A ‘Real’ Job is a Release
Prison inmates should be given “real work” opportunities with full employment rights, according to research carried out by criminal justice experts in Birmingham. A report written by Prof David Wilson and Dr Azrini Wahidin, of UCE Birmingham, suggests the Prison Service is missing the chance to capitalise on real work schemes for prisoners.
The authors, based at the university’s Centre for Criminal Justice Policy and Research, also say the service is placing obstacles in the way of outside employers who want to work with prisons.
Their report, Real Work in Prison: Absences, Obstacles and Opportunities, calls for inmates to be given full civil employment rights and real work opportunities that are “rewarding, constructive and challenging”. They suggest that staff jealousies, institutional cultures and the support, or otherwise, of individual governors all impact on whether real work can succeed in a jail.

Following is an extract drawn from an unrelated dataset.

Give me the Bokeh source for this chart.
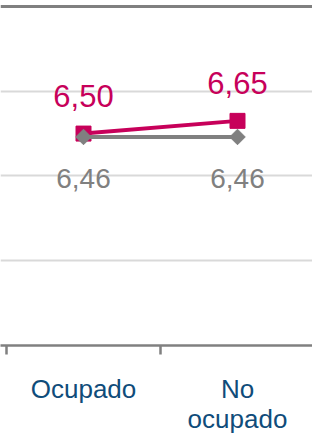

Prof Wilson, a former prison governor who resigned in 1997, said: “Obstacles to real work taking place in prison can range from external employers not being given a telephone line to staff deliberately setting out to frustrate opportunities.
“One interviewee commented that if a real work scheme was introduced at the prison where she worked, prisoners would be taunted by staff.”
Dr Wahidin, who has joined UCE Birmingham from the University of Kent, said: “The advantages of engaging prisoners on real work schemes are great, not just for the prisoners who gain new skills and training, but also for society in terms of reduced re-offending after release.”